THE EXERCISE :: Give the data below again exactly as written, without its pictures.

************

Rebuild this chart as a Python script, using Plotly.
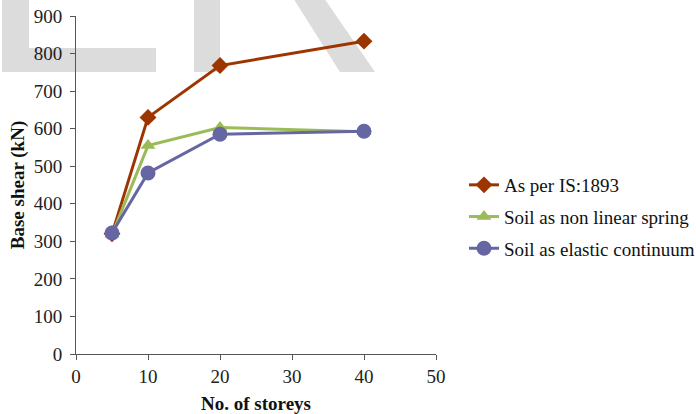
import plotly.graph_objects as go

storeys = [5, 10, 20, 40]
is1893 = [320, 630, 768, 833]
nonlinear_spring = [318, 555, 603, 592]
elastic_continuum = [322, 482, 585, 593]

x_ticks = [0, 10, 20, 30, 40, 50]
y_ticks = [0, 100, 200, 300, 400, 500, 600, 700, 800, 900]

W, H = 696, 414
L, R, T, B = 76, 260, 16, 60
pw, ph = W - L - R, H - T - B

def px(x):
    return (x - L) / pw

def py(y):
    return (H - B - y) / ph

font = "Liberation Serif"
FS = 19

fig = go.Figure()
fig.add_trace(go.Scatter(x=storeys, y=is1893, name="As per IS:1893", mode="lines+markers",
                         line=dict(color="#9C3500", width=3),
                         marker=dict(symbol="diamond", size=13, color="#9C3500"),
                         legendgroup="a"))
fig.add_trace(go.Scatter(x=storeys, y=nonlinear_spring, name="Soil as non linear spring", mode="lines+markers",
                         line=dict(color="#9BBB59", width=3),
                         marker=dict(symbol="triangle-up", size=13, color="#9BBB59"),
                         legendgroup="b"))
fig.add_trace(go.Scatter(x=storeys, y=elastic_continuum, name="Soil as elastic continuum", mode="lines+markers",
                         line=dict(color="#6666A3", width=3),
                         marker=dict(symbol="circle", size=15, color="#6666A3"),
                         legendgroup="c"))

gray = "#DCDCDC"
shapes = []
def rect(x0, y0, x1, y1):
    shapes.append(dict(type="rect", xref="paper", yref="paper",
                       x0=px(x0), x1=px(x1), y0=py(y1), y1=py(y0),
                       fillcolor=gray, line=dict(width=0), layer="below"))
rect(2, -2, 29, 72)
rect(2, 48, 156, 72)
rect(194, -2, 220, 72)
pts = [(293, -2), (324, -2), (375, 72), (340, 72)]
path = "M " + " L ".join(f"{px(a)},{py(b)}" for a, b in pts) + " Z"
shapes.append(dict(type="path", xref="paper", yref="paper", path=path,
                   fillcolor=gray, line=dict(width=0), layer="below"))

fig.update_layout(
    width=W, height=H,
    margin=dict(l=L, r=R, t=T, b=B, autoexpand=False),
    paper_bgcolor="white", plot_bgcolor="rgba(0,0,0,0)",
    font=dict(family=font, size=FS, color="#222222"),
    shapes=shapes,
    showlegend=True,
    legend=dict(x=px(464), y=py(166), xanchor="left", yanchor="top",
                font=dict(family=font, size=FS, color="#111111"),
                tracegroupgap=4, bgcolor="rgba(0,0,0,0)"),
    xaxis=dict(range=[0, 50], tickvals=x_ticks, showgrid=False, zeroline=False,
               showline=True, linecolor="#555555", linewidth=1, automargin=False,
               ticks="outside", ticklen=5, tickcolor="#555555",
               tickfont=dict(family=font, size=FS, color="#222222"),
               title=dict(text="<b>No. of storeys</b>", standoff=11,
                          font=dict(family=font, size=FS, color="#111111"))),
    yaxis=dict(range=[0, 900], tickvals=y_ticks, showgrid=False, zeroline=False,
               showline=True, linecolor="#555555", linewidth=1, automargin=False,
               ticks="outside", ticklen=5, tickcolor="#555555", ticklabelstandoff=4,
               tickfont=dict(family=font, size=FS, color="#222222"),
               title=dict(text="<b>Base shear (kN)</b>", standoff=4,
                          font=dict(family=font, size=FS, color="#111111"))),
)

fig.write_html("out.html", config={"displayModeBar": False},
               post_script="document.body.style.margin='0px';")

************

TASK RESPONSE ::
Rebuild this chart as a Python script, using Plotly.
import plotly.graph_objects as go

storeys = [5, 10, 20, 40]
is1893 = [320, 630, 768, 833]
nonlinear_spring = [318, 555, 603, 592]
elastic_continuum = [322, 482, 585, 593]

x_ticks = [0, 10, 20, 30, 40, 50]
y_ticks = [0, 100, 200, 300, 400, 500, 600, 700, 800, 900]

W, H = 696, 414
L, R, T, B = 76, 260, 16, 60
pw, ph = W - L - R, H - T - B

def px(x):
    return (x - L) / pw

def py(y):
    return (H - B - y) / ph

font = "Liberation Serif"
FS = 19

fig = go.Figure()
fig.add_trace(go.Scatter(x=storeys, y=is1893, name="As per IS:1893", mode="lines+markers",
                         line=dict(color="#9C3500", width=3),
                         marker=dict(symbol="diamond", size=13, color="#9C3500"),
                         legendgroup="a"))
fig.add_trace(go.Scatter(x=storeys, y=nonlinear_spring, name="Soil as non linear spring", mode="lines+markers",
                         line=dict(color="#9BBB59", width=3),
                         marker=dict(symbol="triangle-up", size=13, color="#9BBB59"),
                         legendgroup="b"))
fig.add_trace(go.Scatter(x=storeys, y=elastic_continuum, name="Soil as elastic continuum", mode="lines+markers",
                         line=dict(color="#6666A3", width=3),
                         marker=dict(symbol="circle", size=15, color="#6666A3"),
                         legendgroup="c"))

gray = "#DCDCDC"
shapes = []
def rect(x0, y0, x1, y1):
    shapes.append(dict(type="rect", xref="paper", yref="paper",
                       x0=px(x0), x1=px(x1), y0=py(y1), y1=py(y0),
                       fillcolor=gray, line=dict(width=0), layer="below"))
rect(2, -2, 29, 72)
rect(2, 48, 156, 72)
rect(194, -2, 220, 72)
pts = [(293, -2), (324, -2), (375, 72), (340, 72)]
path = "M " + " L ".join(f"{px(a)},{py(b)}" for a, b in pts) + " Z"
shapes.append(dict(type="path", xref="paper", yref="paper", path=path,
                   fillcolor=gray, line=dict(width=0), layer="below"))

fig.update_layout(
    width=W, height=H,
    margin=dict(l=L, r=R, t=T, b=B, autoexpand=False),
    paper_bgcolor="white", plot_bgcolor="rgba(0,0,0,0)",
    font=dict(family=font, size=FS, color="#222222"),
    shapes=shapes,
    showlegend=True,
    legend=dict(x=px(464), y=py(166), xanchor="left", yanchor="top",
                font=dict(family=font, size=FS, color="#111111"),
                tracegroupgap=4, bgcolor="rgba(0,0,0,0)"),
    xaxis=dict(range=[0, 50], tickvals=x_ticks, showgrid=False, zeroline=False,
               showline=True, linecolor="#555555", linewidth=1, automargin=False,
               ticks="outside", ticklen=5, tickcolor="#555555",
               tickfont=dict(family=font, size=FS, color="#222222"),
               title=dict(text="<b>No. of storeys</b>", standoff=11,
                          font=dict(family=font, size=FS, color="#111111"))),
    yaxis=dict(range=[0, 900], tickvals=y_ticks, showgrid=False, zeroline=False,
               showline=True, linecolor="#555555", linewidth=1, automargin=False,
               ticks="outside", ticklen=5, tickcolor="#555555", ticklabelstandoff=4,
               tickfont=dict(family=font, size=FS, color="#222222"),
               title=dict(text="<b>Base shear (kN)</b>", standoff=4,
                          font=dict(family=font, size=FS, color="#111111"))),
)

fig.write_html("out.html", config={"displayModeBar": False},
               post_script="document.body.style.margin='0px';")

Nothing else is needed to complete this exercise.